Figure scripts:
━━━━━━━━━━━━━━━━

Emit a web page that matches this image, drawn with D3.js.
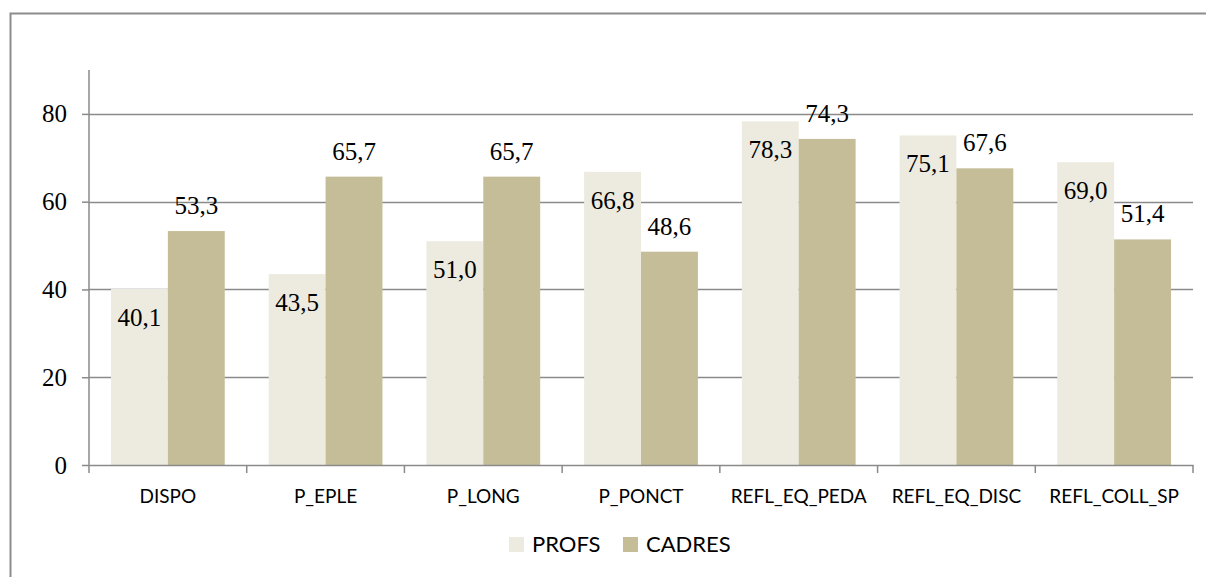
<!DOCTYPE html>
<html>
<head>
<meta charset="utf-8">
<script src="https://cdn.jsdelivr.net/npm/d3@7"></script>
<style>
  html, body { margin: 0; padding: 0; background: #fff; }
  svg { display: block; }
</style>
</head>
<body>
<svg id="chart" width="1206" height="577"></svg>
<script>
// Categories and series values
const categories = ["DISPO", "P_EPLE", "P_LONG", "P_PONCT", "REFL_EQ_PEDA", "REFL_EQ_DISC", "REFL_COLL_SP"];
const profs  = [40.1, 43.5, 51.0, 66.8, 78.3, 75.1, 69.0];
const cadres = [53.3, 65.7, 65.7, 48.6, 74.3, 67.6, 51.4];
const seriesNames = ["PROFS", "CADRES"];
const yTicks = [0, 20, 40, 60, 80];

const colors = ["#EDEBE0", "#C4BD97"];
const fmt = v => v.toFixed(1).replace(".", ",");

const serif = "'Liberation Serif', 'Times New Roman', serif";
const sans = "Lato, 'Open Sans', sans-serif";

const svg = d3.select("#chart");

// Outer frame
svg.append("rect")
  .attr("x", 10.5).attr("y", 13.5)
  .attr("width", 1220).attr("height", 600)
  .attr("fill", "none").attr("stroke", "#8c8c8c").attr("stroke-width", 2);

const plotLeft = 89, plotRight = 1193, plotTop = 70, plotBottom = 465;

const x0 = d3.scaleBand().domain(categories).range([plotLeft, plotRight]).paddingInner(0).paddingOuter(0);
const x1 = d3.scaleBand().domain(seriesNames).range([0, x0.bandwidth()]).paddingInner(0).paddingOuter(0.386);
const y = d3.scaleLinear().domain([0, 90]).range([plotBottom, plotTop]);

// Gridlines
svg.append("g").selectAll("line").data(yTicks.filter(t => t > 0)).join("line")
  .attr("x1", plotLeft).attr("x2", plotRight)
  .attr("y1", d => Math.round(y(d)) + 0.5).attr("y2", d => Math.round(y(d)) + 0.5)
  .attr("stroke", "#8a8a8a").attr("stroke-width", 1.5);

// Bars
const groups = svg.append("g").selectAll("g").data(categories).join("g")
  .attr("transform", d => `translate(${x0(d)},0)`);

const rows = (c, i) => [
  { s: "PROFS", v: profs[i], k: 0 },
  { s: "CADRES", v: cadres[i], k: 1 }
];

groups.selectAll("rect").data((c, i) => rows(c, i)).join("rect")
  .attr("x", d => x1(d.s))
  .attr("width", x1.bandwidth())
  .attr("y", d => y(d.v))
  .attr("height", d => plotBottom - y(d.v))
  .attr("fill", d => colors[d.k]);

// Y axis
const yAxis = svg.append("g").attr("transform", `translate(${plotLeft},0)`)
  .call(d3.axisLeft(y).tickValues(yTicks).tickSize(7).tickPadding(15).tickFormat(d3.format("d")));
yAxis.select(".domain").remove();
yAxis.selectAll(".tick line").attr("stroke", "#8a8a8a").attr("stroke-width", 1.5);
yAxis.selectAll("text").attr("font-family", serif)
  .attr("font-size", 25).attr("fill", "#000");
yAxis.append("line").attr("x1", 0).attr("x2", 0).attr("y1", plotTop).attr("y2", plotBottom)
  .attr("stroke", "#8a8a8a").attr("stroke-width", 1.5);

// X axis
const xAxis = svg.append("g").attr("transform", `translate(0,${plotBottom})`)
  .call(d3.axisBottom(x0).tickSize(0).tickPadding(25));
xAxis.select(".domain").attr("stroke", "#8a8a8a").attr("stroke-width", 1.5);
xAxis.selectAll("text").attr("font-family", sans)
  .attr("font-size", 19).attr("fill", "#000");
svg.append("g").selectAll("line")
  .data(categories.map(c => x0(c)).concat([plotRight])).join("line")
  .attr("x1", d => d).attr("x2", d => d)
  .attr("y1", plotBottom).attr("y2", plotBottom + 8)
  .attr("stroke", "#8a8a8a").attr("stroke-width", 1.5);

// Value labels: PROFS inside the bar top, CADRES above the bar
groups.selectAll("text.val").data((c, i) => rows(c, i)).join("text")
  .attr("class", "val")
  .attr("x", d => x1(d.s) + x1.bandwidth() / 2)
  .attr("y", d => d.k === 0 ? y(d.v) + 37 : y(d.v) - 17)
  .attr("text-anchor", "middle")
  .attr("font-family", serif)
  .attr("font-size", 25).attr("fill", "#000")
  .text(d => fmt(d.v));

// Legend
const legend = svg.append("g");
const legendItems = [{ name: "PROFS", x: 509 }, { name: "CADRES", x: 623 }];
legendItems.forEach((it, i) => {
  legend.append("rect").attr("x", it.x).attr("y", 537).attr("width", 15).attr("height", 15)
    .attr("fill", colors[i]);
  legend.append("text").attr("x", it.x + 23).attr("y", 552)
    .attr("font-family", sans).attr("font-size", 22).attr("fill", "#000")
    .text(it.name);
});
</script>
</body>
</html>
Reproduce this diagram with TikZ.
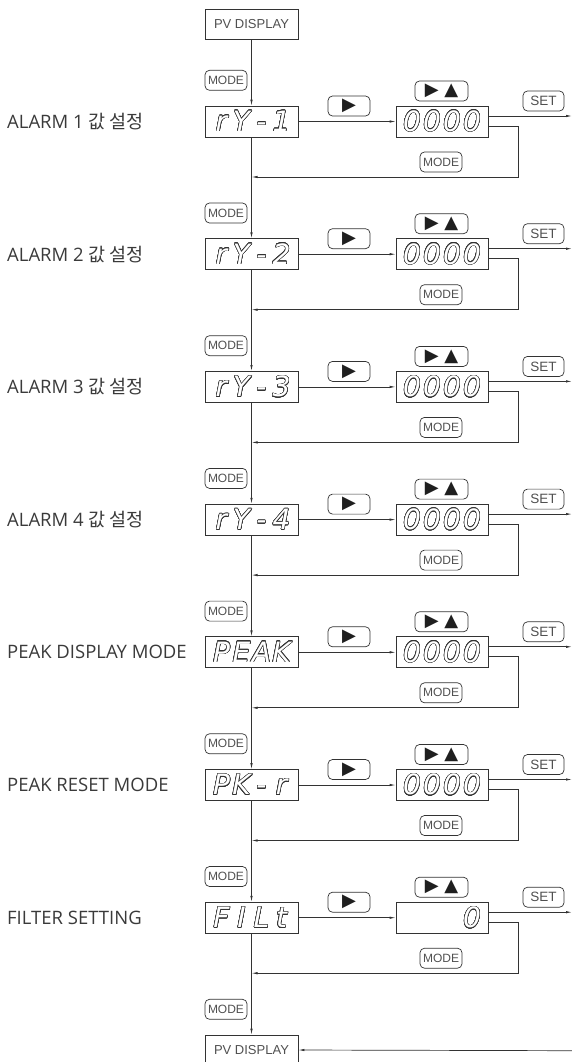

━━━━━━━━━━━━━━━━

#### Task prompt
Write out all the entries exactly, except for the pictures.

#### The output
Emit a web page that matches this image, drawn with D3.js.
<!DOCTYPE html>
<html>
<head>
<meta charset="utf-8">
<script src="https://cdn.jsdelivr.net/npm/d3@7"></script>
<style>
  html, body { margin: 0; padding: 0; background: #fff; }
  svg { display: block; }
</style>
</head>
<body>
<svg id="chart" width="1206" height="577"></svg>
<script>
// Categories and series values
const categories = ["DISPO", "P_EPLE", "P_LONG", "P_PONCT", "REFL_EQ_PEDA", "REFL_EQ_DISC", "REFL_COLL_SP"];
const profs  = [40.1, 43.5, 51.0, 66.8, 78.3, 75.1, 69.0];
const cadres = [53.3, 65.7, 65.7, 48.6, 74.3, 67.6, 51.4];
const seriesNames = ["PROFS", "CADRES"];
const yTicks = [0, 20, 40, 60, 80];

const colors = ["#EDEBE0", "#C4BD97"];
const fmt = v => v.toFixed(1).replace(".", ",");

const serif = "'Liberation Serif', 'Times New Roman', serif";
const sans = "Lato, 'Open Sans', sans-serif";

const svg = d3.select("#chart");

// Outer frame
svg.append("rect")
  .attr("x", 10.5).attr("y", 13.5)
  .attr("width", 1220).attr("height", 600)
  .attr("fill", "none").attr("stroke", "#8c8c8c").attr("stroke-width", 2);

const plotLeft = 89, plotRight = 1193, plotTop = 70, plotBottom = 465;

const x0 = d3.scaleBand().domain(categories).range([plotLeft, plotRight]).paddingInner(0).paddingOuter(0);
const x1 = d3.scaleBand().domain(seriesNames).range([0, x0.bandwidth()]).paddingInner(0).paddingOuter(0.386);
const y = d3.scaleLinear().domain([0, 90]).range([plotBottom, plotTop]);

// Gridlines
svg.append("g").selectAll("line").data(yTicks.filter(t => t > 0)).join("line")
  .attr("x1", plotLeft).attr("x2", plotRight)
  .attr("y1", d => Math.round(y(d)) + 0.5).attr("y2", d => Math.round(y(d)) + 0.5)
  .attr("stroke", "#8a8a8a").attr("stroke-width", 1.5);

// Bars
const groups = svg.append("g").selectAll("g").data(categories).join("g")
  .attr("transform", d => `translate(${x0(d)},0)`);

const rows = (c, i) => [
  { s: "PROFS", v: profs[i], k: 0 },
  { s: "CADRES", v: cadres[i], k: 1 }
];

groups.selectAll("rect").data((c, i) => rows(c, i)).join("rect")
  .attr("x", d => x1(d.s))
  .attr("width", x1.bandwidth())
  .attr("y", d => y(d.v))
  .attr("height", d => plotBottom - y(d.v))
  .attr("fill", d => colors[d.k]);

// Y axis
const yAxis = svg.append("g").attr("transform", `translate(${plotLeft},0)`)
  .call(d3.axisLeft(y).tickValues(yTicks).tickSize(7).tickPadding(15).tickFormat(d3.format("d")));
yAxis.select(".domain").remove();
yAxis.selectAll(".tick line").attr("stroke", "#8a8a8a").attr("stroke-width", 1.5);
yAxis.selectAll("text").attr("font-family", serif)
  .attr("font-size", 25).attr("fill", "#000");
yAxis.append("line").attr("x1", 0).attr("x2", 0).attr("y1", plotTop).attr("y2", plotBottom)
  .attr("stroke", "#8a8a8a").attr("stroke-width", 1.5);

// X axis
const xAxis = svg.append("g").attr("transform", `translate(0,${plotBottom})`)
  .call(d3.axisBottom(x0).tickSize(0).tickPadding(25));
xAxis.select(".domain").attr("stroke", "#8a8a8a").attr("stroke-width", 1.5);
xAxis.selectAll("text").attr("font-family", sans)
  .attr("font-size", 19).attr("fill", "#000");
svg.append("g").selectAll("line")
  .data(categories.map(c => x0(c)).concat([plotRight])).join("line")
  .attr("x1", d => d).attr("x2", d => d)
  .attr("y1", plotBottom).attr("y2", plotBottom + 8)
  .attr("stroke", "#8a8a8a").attr("stroke-width", 1.5);

// Value labels: PROFS inside the bar top, CADRES above the bar
groups.selectAll("text.val").data((c, i) => rows(c, i)).join("text")
  .attr("class", "val")
  .attr("x", d => x1(d.s) + x1.bandwidth() / 2)
  .attr("y", d => d.k === 0 ? y(d.v) + 37 : y(d.v) - 17)
  .attr("text-anchor", "middle")
  .attr("font-family", serif)
  .attr("font-size", 25).attr("fill", "#000")
  .text(d => fmt(d.v));

// Legend
const legend = svg.append("g");
const legendItems = [{ name: "PROFS", x: 509 }, { name: "CADRES", x: 623 }];
legendItems.forEach((it, i) => {
  legend.append("rect").attr("x", it.x).attr("y", 537).attr("width", 15).attr("height", 15)
    .attr("fill", colors[i]);
  legend.append("text").attr("x", it.x + 23).attr("y", 552)
    .attr("font-family", sans).attr("font-size", 22).attr("fill", "#000")
    .text(it.name);
});
</script>
</body>
</html>
Reproduce this diagram with TikZ.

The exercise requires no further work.